SOURCE DATA:

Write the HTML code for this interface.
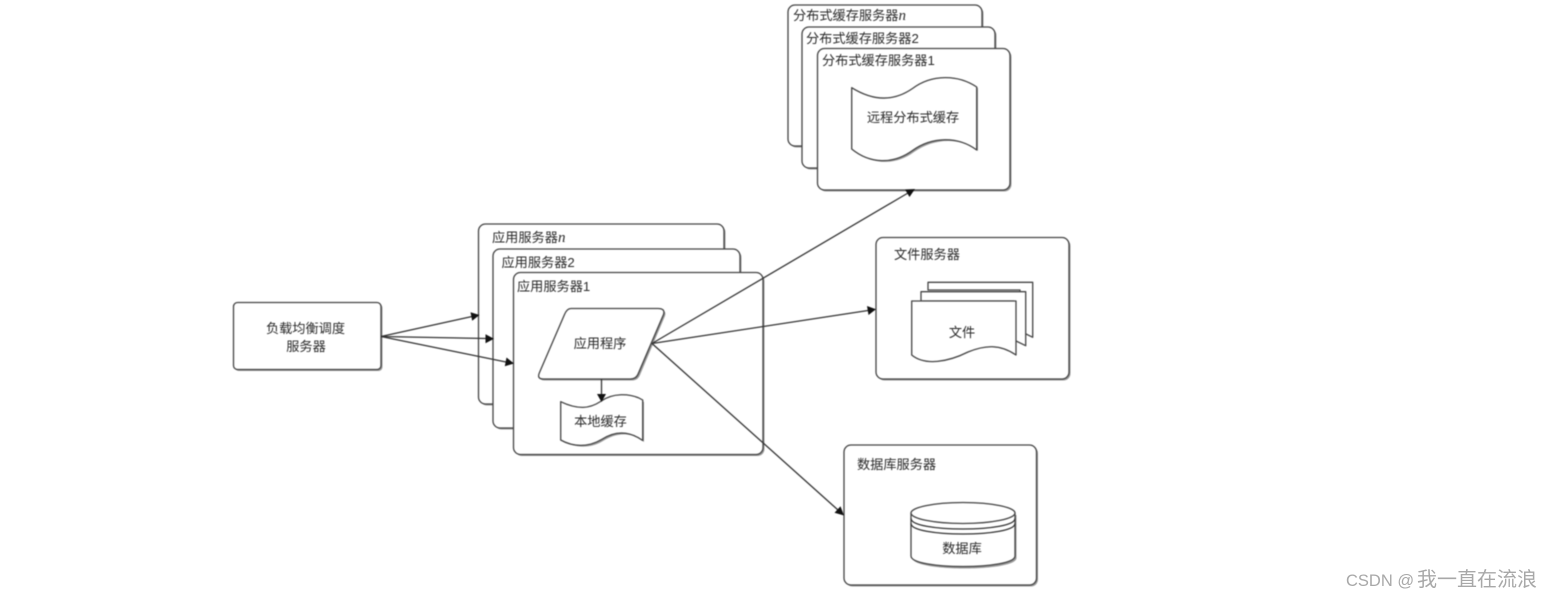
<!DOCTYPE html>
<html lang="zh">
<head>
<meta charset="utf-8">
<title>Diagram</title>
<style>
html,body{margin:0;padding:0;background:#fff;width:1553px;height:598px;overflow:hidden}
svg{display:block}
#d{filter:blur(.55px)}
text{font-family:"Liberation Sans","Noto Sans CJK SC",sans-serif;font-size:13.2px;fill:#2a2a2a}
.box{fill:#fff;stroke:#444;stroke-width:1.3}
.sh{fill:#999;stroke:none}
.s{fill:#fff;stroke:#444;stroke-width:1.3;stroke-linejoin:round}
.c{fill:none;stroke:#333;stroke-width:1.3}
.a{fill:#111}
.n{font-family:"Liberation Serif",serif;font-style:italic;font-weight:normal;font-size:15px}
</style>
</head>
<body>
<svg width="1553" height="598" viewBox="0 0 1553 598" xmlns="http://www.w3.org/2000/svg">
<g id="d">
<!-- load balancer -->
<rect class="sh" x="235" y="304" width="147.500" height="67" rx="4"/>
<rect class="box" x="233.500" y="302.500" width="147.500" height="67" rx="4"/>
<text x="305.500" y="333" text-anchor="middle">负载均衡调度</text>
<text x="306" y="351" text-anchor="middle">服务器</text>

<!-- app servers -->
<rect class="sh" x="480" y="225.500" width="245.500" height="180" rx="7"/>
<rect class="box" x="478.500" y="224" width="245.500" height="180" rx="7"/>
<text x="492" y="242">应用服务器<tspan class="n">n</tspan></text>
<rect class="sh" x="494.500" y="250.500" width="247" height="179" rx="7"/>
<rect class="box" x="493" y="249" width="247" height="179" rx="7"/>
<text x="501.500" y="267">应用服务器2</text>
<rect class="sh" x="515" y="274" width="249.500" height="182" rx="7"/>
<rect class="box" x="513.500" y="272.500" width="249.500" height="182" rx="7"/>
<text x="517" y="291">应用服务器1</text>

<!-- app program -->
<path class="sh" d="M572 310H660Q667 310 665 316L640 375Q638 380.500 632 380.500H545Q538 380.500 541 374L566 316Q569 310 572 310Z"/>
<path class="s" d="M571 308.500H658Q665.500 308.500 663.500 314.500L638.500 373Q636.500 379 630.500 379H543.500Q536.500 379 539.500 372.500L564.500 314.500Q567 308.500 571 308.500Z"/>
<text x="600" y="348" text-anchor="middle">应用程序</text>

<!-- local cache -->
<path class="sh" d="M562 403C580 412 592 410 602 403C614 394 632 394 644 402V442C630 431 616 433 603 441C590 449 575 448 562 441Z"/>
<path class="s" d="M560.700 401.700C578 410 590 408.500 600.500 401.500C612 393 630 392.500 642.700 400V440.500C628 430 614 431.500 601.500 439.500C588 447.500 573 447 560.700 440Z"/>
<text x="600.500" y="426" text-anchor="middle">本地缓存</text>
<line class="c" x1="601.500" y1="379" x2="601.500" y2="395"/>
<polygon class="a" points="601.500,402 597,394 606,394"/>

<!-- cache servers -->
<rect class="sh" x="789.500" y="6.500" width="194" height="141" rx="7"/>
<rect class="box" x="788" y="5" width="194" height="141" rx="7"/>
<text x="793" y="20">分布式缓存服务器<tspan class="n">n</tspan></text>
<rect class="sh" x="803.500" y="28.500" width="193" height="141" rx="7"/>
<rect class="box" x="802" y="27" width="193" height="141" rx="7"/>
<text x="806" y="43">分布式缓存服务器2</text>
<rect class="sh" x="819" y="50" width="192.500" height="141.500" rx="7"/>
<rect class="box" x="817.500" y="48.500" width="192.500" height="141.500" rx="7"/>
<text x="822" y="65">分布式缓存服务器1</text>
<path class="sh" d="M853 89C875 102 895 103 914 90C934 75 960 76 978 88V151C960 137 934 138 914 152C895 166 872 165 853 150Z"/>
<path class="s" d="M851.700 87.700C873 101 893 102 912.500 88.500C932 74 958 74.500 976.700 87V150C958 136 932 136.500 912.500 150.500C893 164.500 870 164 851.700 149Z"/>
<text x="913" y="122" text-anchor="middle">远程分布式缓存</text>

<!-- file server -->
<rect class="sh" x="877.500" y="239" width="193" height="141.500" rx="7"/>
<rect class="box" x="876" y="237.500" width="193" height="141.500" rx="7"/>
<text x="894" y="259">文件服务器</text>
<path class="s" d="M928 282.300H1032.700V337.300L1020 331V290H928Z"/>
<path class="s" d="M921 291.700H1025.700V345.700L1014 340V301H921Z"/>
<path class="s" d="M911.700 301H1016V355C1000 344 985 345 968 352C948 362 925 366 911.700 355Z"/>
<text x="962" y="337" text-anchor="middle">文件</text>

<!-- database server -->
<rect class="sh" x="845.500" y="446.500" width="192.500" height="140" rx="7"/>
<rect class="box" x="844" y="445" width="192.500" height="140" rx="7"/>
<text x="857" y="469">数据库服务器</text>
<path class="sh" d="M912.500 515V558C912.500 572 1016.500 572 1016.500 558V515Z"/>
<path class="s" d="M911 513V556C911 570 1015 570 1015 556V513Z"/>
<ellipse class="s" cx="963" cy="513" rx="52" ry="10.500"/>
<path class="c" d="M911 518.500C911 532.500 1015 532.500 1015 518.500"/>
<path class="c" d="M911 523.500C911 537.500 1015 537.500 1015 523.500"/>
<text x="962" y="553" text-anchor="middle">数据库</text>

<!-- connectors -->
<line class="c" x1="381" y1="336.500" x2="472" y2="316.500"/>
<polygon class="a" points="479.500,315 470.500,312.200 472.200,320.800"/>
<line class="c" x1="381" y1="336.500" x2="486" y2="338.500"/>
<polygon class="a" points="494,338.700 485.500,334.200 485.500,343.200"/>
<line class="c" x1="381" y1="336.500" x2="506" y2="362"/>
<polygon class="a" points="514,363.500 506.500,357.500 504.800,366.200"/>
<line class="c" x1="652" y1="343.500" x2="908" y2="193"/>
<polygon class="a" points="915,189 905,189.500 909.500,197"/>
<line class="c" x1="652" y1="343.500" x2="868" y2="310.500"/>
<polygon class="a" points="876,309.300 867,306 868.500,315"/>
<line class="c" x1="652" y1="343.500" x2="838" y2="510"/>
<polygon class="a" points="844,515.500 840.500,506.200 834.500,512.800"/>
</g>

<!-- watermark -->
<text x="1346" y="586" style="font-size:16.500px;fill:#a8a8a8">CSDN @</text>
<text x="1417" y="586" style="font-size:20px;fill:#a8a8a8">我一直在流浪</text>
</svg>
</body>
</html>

WHAT IS REQUIRED: Output the lines above in full and exactly as given, omitting any pictures.

RESULT BELOW:
Write the HTML code for this interface.
<!DOCTYPE html>
<html lang="zh">
<head>
<meta charset="utf-8">
<title>Diagram</title>
<style>
html,body{margin:0;padding:0;background:#fff;width:1553px;height:598px;overflow:hidden}
svg{display:block}
#d{filter:blur(.55px)}
text{font-family:"Liberation Sans","Noto Sans CJK SC",sans-serif;font-size:13.2px;fill:#2a2a2a}
.box{fill:#fff;stroke:#444;stroke-width:1.3}
.sh{fill:#999;stroke:none}
.s{fill:#fff;stroke:#444;stroke-width:1.3;stroke-linejoin:round}
.c{fill:none;stroke:#333;stroke-width:1.3}
.a{fill:#111}
.n{font-family:"Liberation Serif",serif;font-style:italic;font-weight:normal;font-size:15px}
</style>
</head>
<body>
<svg width="1553" height="598" viewBox="0 0 1553 598" xmlns="http://www.w3.org/2000/svg">
<g id="d">
<!-- load balancer -->
<rect class="sh" x="235" y="304" width="147.500" height="67" rx="4"/>
<rect class="box" x="233.500" y="302.500" width="147.500" height="67" rx="4"/>
<text x="305.500" y="333" text-anchor="middle">负载均衡调度</text>
<text x="306" y="351" text-anchor="middle">服务器</text>

<!-- app servers -->
<rect class="sh" x="480" y="225.500" width="245.500" height="180" rx="7"/>
<rect class="box" x="478.500" y="224" width="245.500" height="180" rx="7"/>
<text x="492" y="242">应用服务器<tspan class="n">n</tspan></text>
<rect class="sh" x="494.500" y="250.500" width="247" height="179" rx="7"/>
<rect class="box" x="493" y="249" width="247" height="179" rx="7"/>
<text x="501.500" y="267">应用服务器2</text>
<rect class="sh" x="515" y="274" width="249.500" height="182" rx="7"/>
<rect class="box" x="513.500" y="272.500" width="249.500" height="182" rx="7"/>
<text x="517" y="291">应用服务器1</text>

<!-- app program -->
<path class="sh" d="M572 310H660Q667 310 665 316L640 375Q638 380.500 632 380.500H545Q538 380.500 541 374L566 316Q569 310 572 310Z"/>
<path class="s" d="M571 308.500H658Q665.500 308.500 663.500 314.500L638.500 373Q636.500 379 630.500 379H543.500Q536.500 379 539.500 372.500L564.500 314.500Q567 308.500 571 308.500Z"/>
<text x="600" y="348" text-anchor="middle">应用程序</text>

<!-- local cache -->
<path class="sh" d="M562 403C580 412 592 410 602 403C614 394 632 394 644 402V442C630 431 616 433 603 441C590 449 575 448 562 441Z"/>
<path class="s" d="M560.700 401.700C578 410 590 408.500 600.500 401.500C612 393 630 392.500 642.700 400V440.500C628 430 614 431.500 601.500 439.500C588 447.500 573 447 560.700 440Z"/>
<text x="600.500" y="426" text-anchor="middle">本地缓存</text>
<line class="c" x1="601.500" y1="379" x2="601.500" y2="395"/>
<polygon class="a" points="601.500,402 597,394 606,394"/>

<!-- cache servers -->
<rect class="sh" x="789.500" y="6.500" width="194" height="141" rx="7"/>
<rect class="box" x="788" y="5" width="194" height="141" rx="7"/>
<text x="793" y="20">分布式缓存服务器<tspan class="n">n</tspan></text>
<rect class="sh" x="803.500" y="28.500" width="193" height="141" rx="7"/>
<rect class="box" x="802" y="27" width="193" height="141" rx="7"/>
<text x="806" y="43">分布式缓存服务器2</text>
<rect class="sh" x="819" y="50" width="192.500" height="141.500" rx="7"/>
<rect class="box" x="817.500" y="48.500" width="192.500" height="141.500" rx="7"/>
<text x="822" y="65">分布式缓存服务器1</text>
<path class="sh" d="M853 89C875 102 895 103 914 90C934 75 960 76 978 88V151C960 137 934 138 914 152C895 166 872 165 853 150Z"/>
<path class="s" d="M851.700 87.700C873 101 893 102 912.500 88.500C932 74 958 74.500 976.700 87V150C958 136 932 136.500 912.500 150.500C893 164.500 870 164 851.700 149Z"/>
<text x="913" y="122" text-anchor="middle">远程分布式缓存</text>

<!-- file server -->
<rect class="sh" x="877.500" y="239" width="193" height="141.500" rx="7"/>
<rect class="box" x="876" y="237.500" width="193" height="141.500" rx="7"/>
<text x="894" y="259">文件服务器</text>
<path class="s" d="M928 282.300H1032.700V337.300L1020 331V290H928Z"/>
<path class="s" d="M921 291.700H1025.700V345.700L1014 340V301H921Z"/>
<path class="s" d="M911.700 301H1016V355C1000 344 985 345 968 352C948 362 925 366 911.700 355Z"/>
<text x="962" y="337" text-anchor="middle">文件</text>

<!-- database server -->
<rect class="sh" x="845.500" y="446.500" width="192.500" height="140" rx="7"/>
<rect class="box" x="844" y="445" width="192.500" height="140" rx="7"/>
<text x="857" y="469">数据库服务器</text>
<path class="sh" d="M912.500 515V558C912.500 572 1016.500 572 1016.500 558V515Z"/>
<path class="s" d="M911 513V556C911 570 1015 570 1015 556V513Z"/>
<ellipse class="s" cx="963" cy="513" rx="52" ry="10.500"/>
<path class="c" d="M911 518.500C911 532.500 1015 532.500 1015 518.500"/>
<path class="c" d="M911 523.500C911 537.500 1015 537.500 1015 523.500"/>
<text x="962" y="553" text-anchor="middle">数据库</text>

<!-- connectors -->
<line class="c" x1="381" y1="336.500" x2="472" y2="316.500"/>
<polygon class="a" points="479.500,315 470.500,312.200 472.200,320.800"/>
<line class="c" x1="381" y1="336.500" x2="486" y2="338.500"/>
<polygon class="a" points="494,338.700 485.500,334.200 485.500,343.200"/>
<line class="c" x1="381" y1="336.500" x2="506" y2="362"/>
<polygon class="a" points="514,363.500 506.500,357.500 504.800,366.200"/>
<line class="c" x1="652" y1="343.500" x2="908" y2="193"/>
<polygon class="a" points="915,189 905,189.500 909.500,197"/>
<line class="c" x1="652" y1="343.500" x2="868" y2="310.500"/>
<polygon class="a" points="876,309.300 867,306 868.500,315"/>
<line class="c" x1="652" y1="343.500" x2="838" y2="510"/>
<polygon class="a" points="844,515.500 840.500,506.200 834.500,512.800"/>
</g>

<!-- watermark -->
<text x="1346" y="586" style="font-size:16.500px;fill:#a8a8a8">CSDN @</text>
<text x="1417" y="586" style="font-size:20px;fill:#a8a8a8">我一直在流浪</text>
</svg>
</body>
</html>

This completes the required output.